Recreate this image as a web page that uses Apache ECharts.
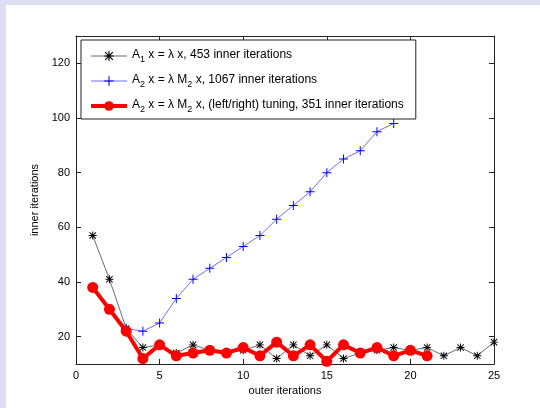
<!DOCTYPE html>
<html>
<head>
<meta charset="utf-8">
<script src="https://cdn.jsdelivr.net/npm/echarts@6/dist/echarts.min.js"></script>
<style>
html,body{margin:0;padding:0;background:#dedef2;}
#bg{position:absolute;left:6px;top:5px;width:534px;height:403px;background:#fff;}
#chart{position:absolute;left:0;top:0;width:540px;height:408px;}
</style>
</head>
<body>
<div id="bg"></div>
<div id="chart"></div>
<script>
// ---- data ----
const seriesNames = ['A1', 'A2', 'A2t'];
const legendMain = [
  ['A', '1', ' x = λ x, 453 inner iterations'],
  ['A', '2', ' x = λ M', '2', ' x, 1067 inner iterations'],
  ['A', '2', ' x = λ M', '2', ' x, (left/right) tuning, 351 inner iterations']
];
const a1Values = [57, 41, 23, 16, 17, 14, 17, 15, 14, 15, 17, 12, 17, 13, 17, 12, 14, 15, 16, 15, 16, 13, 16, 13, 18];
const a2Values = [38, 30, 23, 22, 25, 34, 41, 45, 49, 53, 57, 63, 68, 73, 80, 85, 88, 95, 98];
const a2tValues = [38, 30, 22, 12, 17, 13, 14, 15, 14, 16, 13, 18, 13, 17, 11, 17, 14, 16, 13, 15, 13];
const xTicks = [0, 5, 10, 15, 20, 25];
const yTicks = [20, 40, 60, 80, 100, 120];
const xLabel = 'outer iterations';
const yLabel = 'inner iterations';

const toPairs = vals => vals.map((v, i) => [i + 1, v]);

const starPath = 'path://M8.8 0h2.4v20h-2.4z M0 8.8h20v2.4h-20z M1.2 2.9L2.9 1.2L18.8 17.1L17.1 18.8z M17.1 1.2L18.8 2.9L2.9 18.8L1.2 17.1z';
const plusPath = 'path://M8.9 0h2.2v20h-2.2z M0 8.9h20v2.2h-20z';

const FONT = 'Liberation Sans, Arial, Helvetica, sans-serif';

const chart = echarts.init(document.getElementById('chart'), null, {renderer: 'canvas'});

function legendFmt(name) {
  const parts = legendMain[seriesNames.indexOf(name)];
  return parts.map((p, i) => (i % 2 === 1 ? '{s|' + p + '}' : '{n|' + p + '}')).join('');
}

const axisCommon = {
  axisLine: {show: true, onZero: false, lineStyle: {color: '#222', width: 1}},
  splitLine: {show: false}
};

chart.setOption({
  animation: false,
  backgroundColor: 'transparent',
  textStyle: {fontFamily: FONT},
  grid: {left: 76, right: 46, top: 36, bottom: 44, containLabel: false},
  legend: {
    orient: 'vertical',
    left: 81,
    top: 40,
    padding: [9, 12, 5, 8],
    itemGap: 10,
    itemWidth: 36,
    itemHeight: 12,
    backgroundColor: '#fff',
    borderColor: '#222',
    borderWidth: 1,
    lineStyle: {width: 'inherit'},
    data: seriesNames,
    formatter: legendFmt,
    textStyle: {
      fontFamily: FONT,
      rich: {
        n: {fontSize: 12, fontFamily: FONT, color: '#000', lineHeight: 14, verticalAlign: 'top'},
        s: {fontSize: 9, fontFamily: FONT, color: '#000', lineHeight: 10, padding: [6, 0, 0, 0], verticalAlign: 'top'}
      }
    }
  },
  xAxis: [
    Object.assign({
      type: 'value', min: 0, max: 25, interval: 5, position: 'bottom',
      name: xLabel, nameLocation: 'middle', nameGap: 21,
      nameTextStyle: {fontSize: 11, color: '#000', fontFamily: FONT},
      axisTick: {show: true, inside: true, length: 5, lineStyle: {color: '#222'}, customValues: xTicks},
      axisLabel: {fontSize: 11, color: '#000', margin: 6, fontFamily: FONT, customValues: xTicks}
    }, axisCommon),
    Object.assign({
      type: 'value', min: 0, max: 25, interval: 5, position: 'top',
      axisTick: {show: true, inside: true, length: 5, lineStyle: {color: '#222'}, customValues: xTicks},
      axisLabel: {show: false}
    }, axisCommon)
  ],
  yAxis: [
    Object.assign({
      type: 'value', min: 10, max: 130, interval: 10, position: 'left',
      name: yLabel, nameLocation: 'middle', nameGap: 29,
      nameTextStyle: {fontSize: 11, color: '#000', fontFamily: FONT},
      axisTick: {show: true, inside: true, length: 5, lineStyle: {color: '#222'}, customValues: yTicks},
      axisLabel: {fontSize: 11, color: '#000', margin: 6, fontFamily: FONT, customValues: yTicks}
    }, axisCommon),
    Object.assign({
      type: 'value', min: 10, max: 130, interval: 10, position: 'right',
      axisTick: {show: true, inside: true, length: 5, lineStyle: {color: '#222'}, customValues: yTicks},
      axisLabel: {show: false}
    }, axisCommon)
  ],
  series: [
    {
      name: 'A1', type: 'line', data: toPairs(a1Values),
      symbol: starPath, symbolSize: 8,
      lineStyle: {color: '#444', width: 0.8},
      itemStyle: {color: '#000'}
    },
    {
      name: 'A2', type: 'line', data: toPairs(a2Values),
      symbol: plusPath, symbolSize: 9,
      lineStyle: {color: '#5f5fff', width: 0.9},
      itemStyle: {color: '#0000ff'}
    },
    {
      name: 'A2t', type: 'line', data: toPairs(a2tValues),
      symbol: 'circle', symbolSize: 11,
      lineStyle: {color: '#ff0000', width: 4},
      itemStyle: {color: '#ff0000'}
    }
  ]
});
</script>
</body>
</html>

----

With the pictures left out, restate word for word every line of the data above, from the first down to the line that contains "const plusPath = 'path://M8.9".

ANSWER BELOW:
Recreate this image as a web page that uses Apache ECharts.
<!DOCTYPE html>
<html>
<head>
<meta charset="utf-8">
<script src="https://cdn.jsdelivr.net/npm/echarts@6/dist/echarts.min.js"></script>
<style>
html,body{margin:0;padding:0;background:#dedef2;}
#bg{position:absolute;left:6px;top:5px;width:534px;height:403px;background:#fff;}
#chart{position:absolute;left:0;top:0;width:540px;height:408px;}
</style>
</head>
<body>
<div id="bg"></div>
<div id="chart"></div>
<script>
// ---- data ----
const seriesNames = ['A1', 'A2', 'A2t'];
const legendMain = [
  ['A', '1', ' x = λ x, 453 inner iterations'],
  ['A', '2', ' x = λ M', '2', ' x, 1067 inner iterations'],
  ['A', '2', ' x = λ M', '2', ' x, (left/right) tuning, 351 inner iterations']
];
const a1Values = [57, 41, 23, 16, 17, 14, 17, 15, 14, 15, 17, 12, 17, 13, 17, 12, 14, 15, 16, 15, 16, 13, 16, 13, 18];
const a2Values = [38, 30, 23, 22, 25, 34, 41, 45, 49, 53, 57, 63, 68, 73, 80, 85, 88, 95, 98];
const a2tValues = [38, 30, 22, 12, 17, 13, 14, 15, 14, 16, 13, 18, 13, 17, 11, 17, 14, 16, 13, 15, 13];
const xTicks = [0, 5, 10, 15, 20, 25];
const yTicks = [20, 40, 60, 80, 100, 120];
const xLabel = 'outer iterations';
const yLabel = 'inner iterations';

const toPairs = vals => vals.map((v, i) => [i + 1, v]);

const starPath = 'path://M8.8 0h2.4v20h-2.4z M0 8.8h20v2.4h-20z M1.2 2.9L2.9 1.2L18.8 17.1L17.1 18.8z M17.1 1.2L18.8 2.9L2.9 18.8L1.2 17.1z';
const plusPath = 'path://M8.9 0h2.2v20h-2.2z M0 8.9h20v2.2h-20z';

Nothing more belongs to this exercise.